Short problem
Only the lines from the start of the data through the line with "const liabValues = [17, 20, 23, 40];" belong in the copy. Restate them word for word, minus the pictures.

═══

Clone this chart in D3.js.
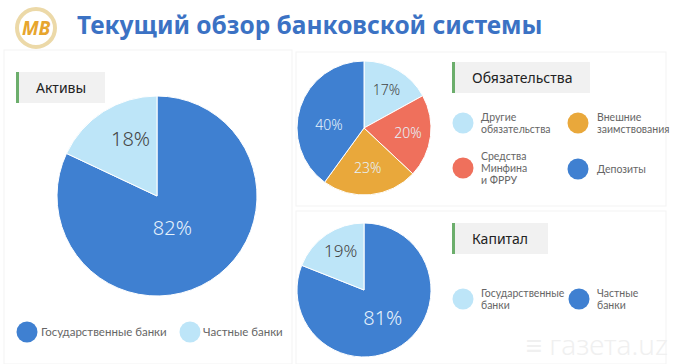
<!DOCTYPE html>
<html>
<head>
<meta charset="utf-8">
<script src="https://cdn.jsdelivr.net/npm/d3@7"></script>
<style>
  body { margin: 0; background: #fff; }
  svg { display: block; font-family: 'Noto Sans', sans-serif; }
</style>
</head>
<body>
<div id="chart"></div>
<script>
// chart data
const title = 'Текущий обзор банковской системы';

const assetsTitle = 'Активы';
const assetsLabels = ['Государственные банки', 'Частные банки'];
const assetsValues = [82, 18];

const liabTitle = 'Обязательства';
const liabLabels = ['Другие\nобязательства', 'Средства\nМинфина\nи ФРРУ', 'Внешние\nзаимствования', 'Депозиты'];
const liabValues = [17, 20, 23, 40];

const capitalTitle = 'Капитал';
const capitalLabels = ['Частные\nбанки', 'Государственные\nбанки'];
const capitalValues = [81, 19];

const C = {
  dark: '#3f80d1',
  light: '#bde5f8',
  orange: '#e9a83b',
  red: '#ef705c',
  green: '#6cae6c',
  box: '#f1f1f1'
};

const width = 680, height = 364;

const svg = d3.select('#chart').append('svg')
  .attr('width', width)
  .attr('height', height);

// panels
const panels = [[4, 50, 288, 314], [296, 52, 370, 154], [296, 211, 370, 153]];
svg.selectAll('rect.panel').data(panels).join('rect')
  .attr('class', 'panel')
  .attr('x', d => d[0]).attr('y', d => d[1])
  .attr('width', d => d[2]).attr('height', d => d[3])
  .attr('fill', '#fff')
  .attr('stroke', '#f3f3f3');

// logo
const logo = svg.append('g').attr('transform', 'translate(36,28)');
logo.append('circle').attr('r', 19).attr('fill', '#fff').attr('stroke', '#ecd9a8').attr('stroke-width', 4);
logo.append('text').attr('text-anchor', 'middle').attr('y', 7)
  .attr('font-size', 19).attr('font-weight', 700).attr('font-style', 'italic')
  .attr('fill', '#e7a52d').text('МВ');

// title
svg.append('text')
  .attr('x', 77).attr('y', 34)
  .attr('font-size', 24.5).attr('font-weight', 700)
  .attr('fill', '#3b72c4')
  .text(title);

// label box with green bar
function labelBox(x, y, w, text) {
  svg.append('rect').attr('x', x).attr('y', y).attr('width', w).attr('height', 31).attr('fill', C.box);
  svg.append('rect').attr('x', x).attr('y', y).attr('width', 3).attr('height', 31).attr('fill', C.green);
  svg.append('text').attr('x', x + 20).attr('y', y + 16).attr('dy', '0.35em')
    .attr('font-size', 14).attr('fill', '#222').text(text);
}

// pie
function drawPie(cx, cy, r, values, colors, labelOpts) {
  const pie = d3.pie().sort(null).value(d => d);
  const arcs = pie(values);
  const g = svg.append('g').attr('transform', `translate(${cx},${cy})`);
  g.selectAll('path').data(arcs).join('path')
    .attr('d', d3.arc().innerRadius(0).outerRadius(r))
    .attr('fill', (d, i) => colors[i])
    .attr('stroke', '#fff')
    .attr('stroke-width', 1);
  g.selectAll('text').data(arcs).join('text')
    .attr('transform', (d, i) => {
      const lr = r * labelOpts[i].k;
      const c = d3.arc().innerRadius(lr).outerRadius(lr).centroid(d);
      return `translate(${c[0] + (labelOpts[i].dx || 0)},${c[1] + (labelOpts[i].dy || 0)})`;
    })
    .attr('text-anchor', 'middle')
    .attr('dy', '0.35em')
    .attr('font-size', (d, i) => labelOpts[i].size)
    .attr('font-weight', 300)
    .attr('fill', (d, i) => colors[i] === C.light ? '#444' : '#e6f2fc')
    .text(d => d.value + '%');
}

function legendItem(x, y, color, text, fs, gap) {
  svg.append('circle').attr('cx', x).attr('cy', y).attr('r', 10.5).attr('fill', color);
  const lines = text.split('\n');
  const lh = 12;
  const t = svg.append('text').attr('font-size', fs).attr('fill', '#666')
    .style('font-family', 'Lato, sans-serif');
  lines.forEach((l, i) => {
    t.append('tspan').attr('x', x + gap)
      .attr('y', y - (lines.length - 1) * lh / 2 + i * lh)
      .attr('dy', '0.35em').text(l);
  });
}

// assets
labelBox(16, 72, 89, assetsTitle);
drawPie(157, 196, 100, assetsValues, [C.dark, C.light],
  [{k: 0.38, size: 20, dx: -5}, {k: 0.68, size: 20, dx: 10}]);
legendItem(27, 332, C.dark, assetsLabels[0], 11.5, 14);
legendItem(190, 332, C.light, assetsLabels[1], 11.5, 13);

// liabilities
labelBox(452, 62, 138, liabTitle);
drawPie(364, 128, 67, liabValues, [C.light, C.red, C.orange, C.dark],
  [{k: 0.66, size: 14}, {k: 0.66, size: 14}, {k: 0.6, size: 14}, {k: 0.55, size: 14, dy: 8}]);
legendItem(463, 123, C.light, liabLabels[0], 10.5, 18);
legendItem(463, 168, C.red, liabLabels[1], 10.5, 18);
legendItem(578, 123, C.orange, liabLabels[2], 10.5, 19);
legendItem(578, 169, C.dark, liabLabels[3], 10.5, 19);

// capital
labelBox(452, 223, 96, capitalTitle);
drawPie(364, 290, 67, capitalValues, [C.dark, C.light],
  [{k: 0.5, size: 20}, {k: 0.7, size: 17, dx: 3}]);
legendItem(463, 299, C.light, capitalLabels[1], 10.5, 18);
legendItem(579, 299, C.dark, capitalLabels[0], 10.5, 18);

// watermark
svg.append('text')
  .attr('x', 668).attr('y', 355)
  .attr('text-anchor', 'end')
  .attr('font-size', 28).attr('font-weight', 300)
  .attr('fill', '#f0f0f0')
  .text('≡ газета.uz');
</script>
</body>
</html>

═══

Answer below
Clone this chart in D3.js.
<!DOCTYPE html>
<html>
<head>
<meta charset="utf-8">
<script src="https://cdn.jsdelivr.net/npm/d3@7"></script>
<style>
  body { margin: 0; background: #fff; }
  svg { display: block; font-family: 'Noto Sans', sans-serif; }
</style>
</head>
<body>
<div id="chart"></div>
<script>
// chart data
const title = 'Текущий обзор банковской системы';

const assetsTitle = 'Активы';
const assetsLabels = ['Государственные банки', 'Частные банки'];
const assetsValues = [82, 18];

const liabTitle = 'Обязательства';
const liabLabels = ['Другие\nобязательства', 'Средства\nМинфина\nи ФРРУ', 'Внешние\nзаимствования', 'Депозиты'];
const liabValues = [17, 20, 23, 40];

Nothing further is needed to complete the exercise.